How about Leisure World? U.S. and allies reportedly looking for pleasant spot where Qaddafi can retire after he steps down, though so far he's saying he won't leave ... This is NOT cool: Sharp rise in radioactivity in seawater off Japan could indicate another reactor leak caused by 5.9-level aftershock ... Riding angry: New Orleans cops arrest Nicolas Cage, star of "Drive Angry 3D," on domestic abuse charges after cab driver reports he was "very drunk" and fighting with his wife ... Atlas Flopped: First movie in planned trilogy based on Ayn Rand's novel Atlas Shrugged gets panned. Peter Travers of Rolling Stone writes that it "sits there flapping on screen like a bludgeoned seal."

Sunday, April 17

Three Cups of Bull? CBS's "60 Minutes" reports Greg Mortenson's bestseller Three Cups of Tea is largely bogus and that his charity organization has taken credit for building schools in Pakistan and Afghanistan that don't exist ... Some of my best friends are bigots: Orange County, CA Republican Party official Marilyn Davenport refuses to resign after sending email with photo showing President Obama and his parents as chimpanzees.

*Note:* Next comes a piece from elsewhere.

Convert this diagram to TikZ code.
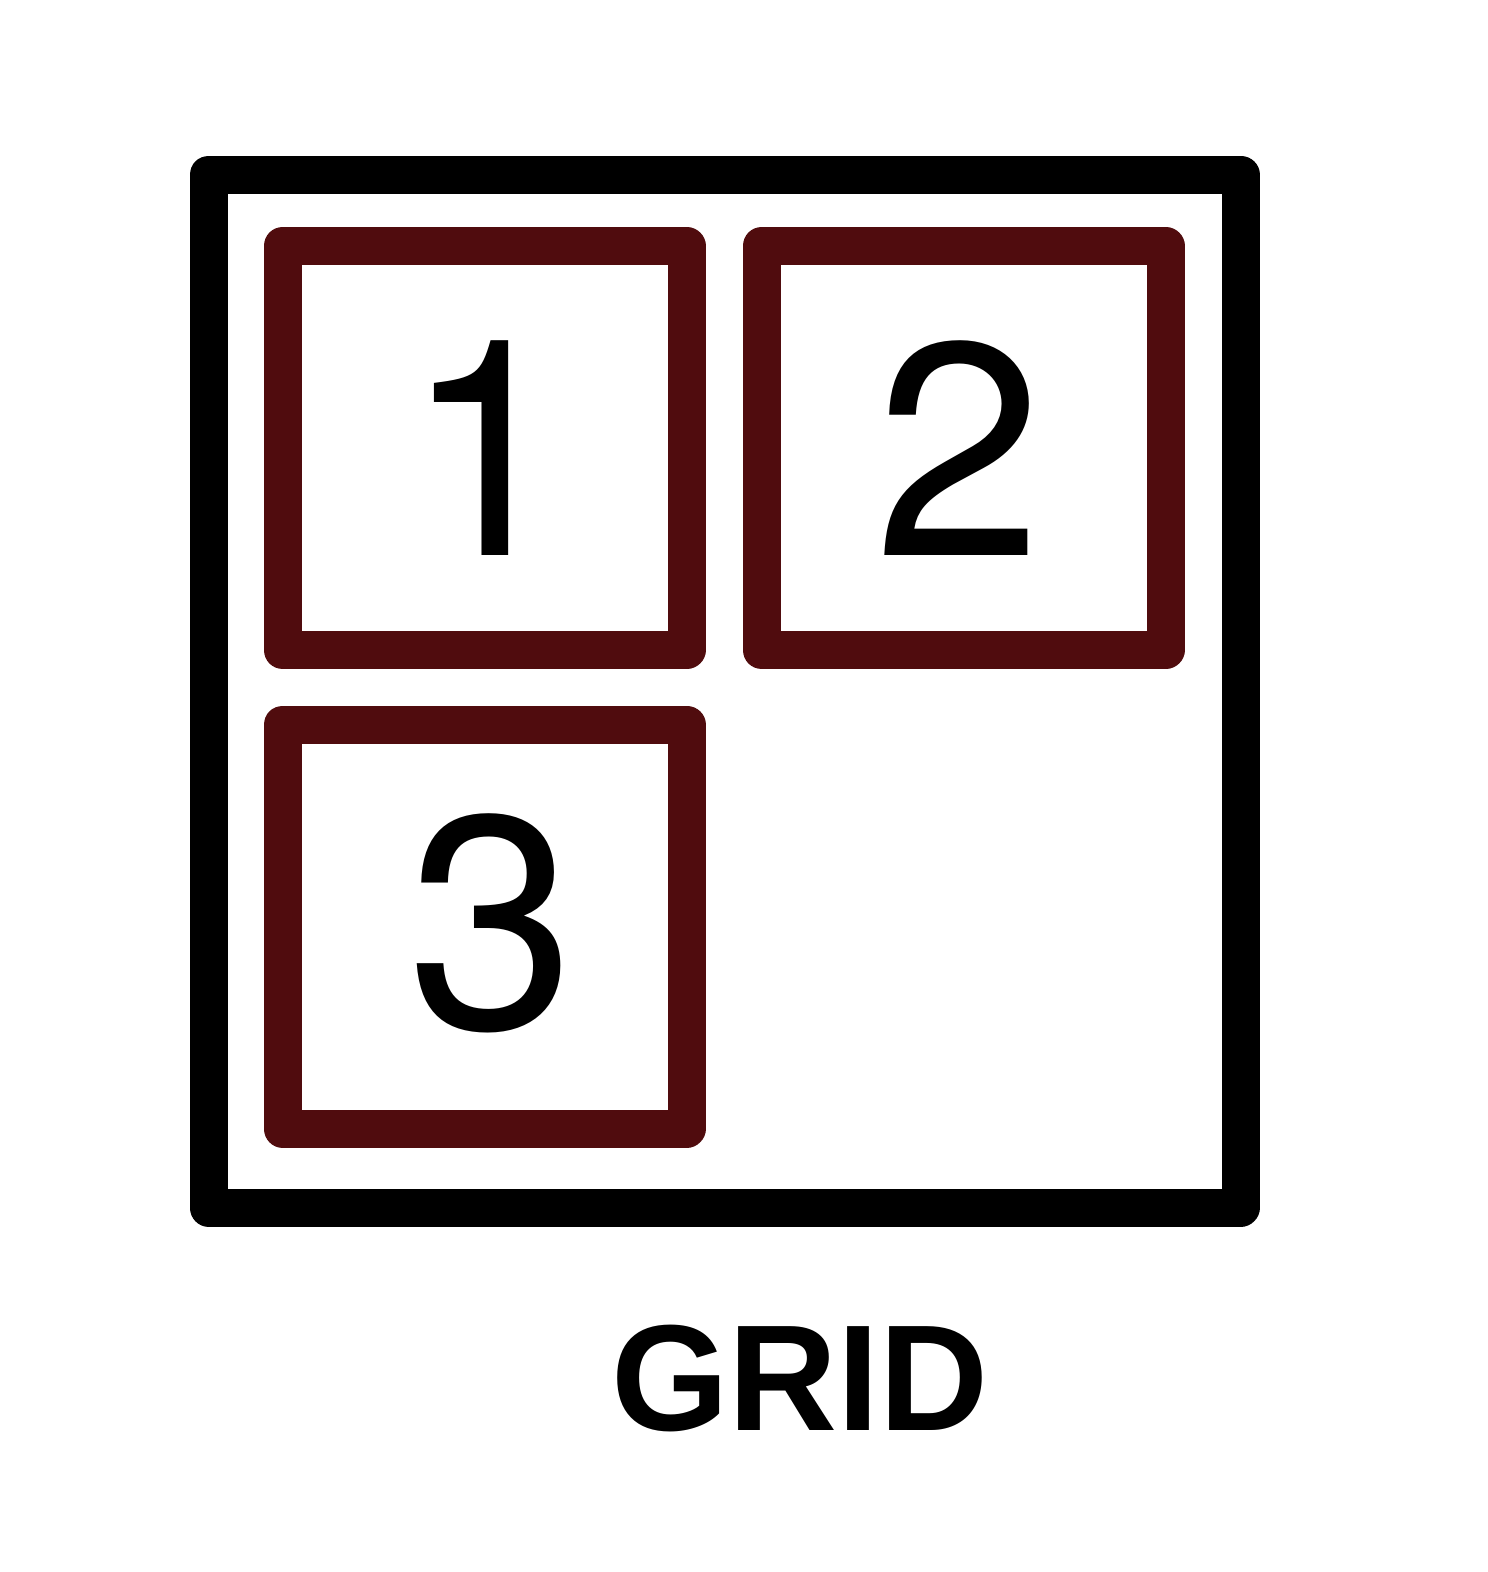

She's not racist, she says: "I have friends who are black" ... A little more shut-eye: Federal Aviation Administration adopts new rules giving air traffic controllers an extra hour off between shifts in hope they'll stop falling asleep on the job ... Something to cheer you up as you fill out your 1040: IRS report on top 400 taxpayers shows their average federal income tax rate for 2010 was only 17 percent, down from 26 percent in 1992, when IRS began tracking them.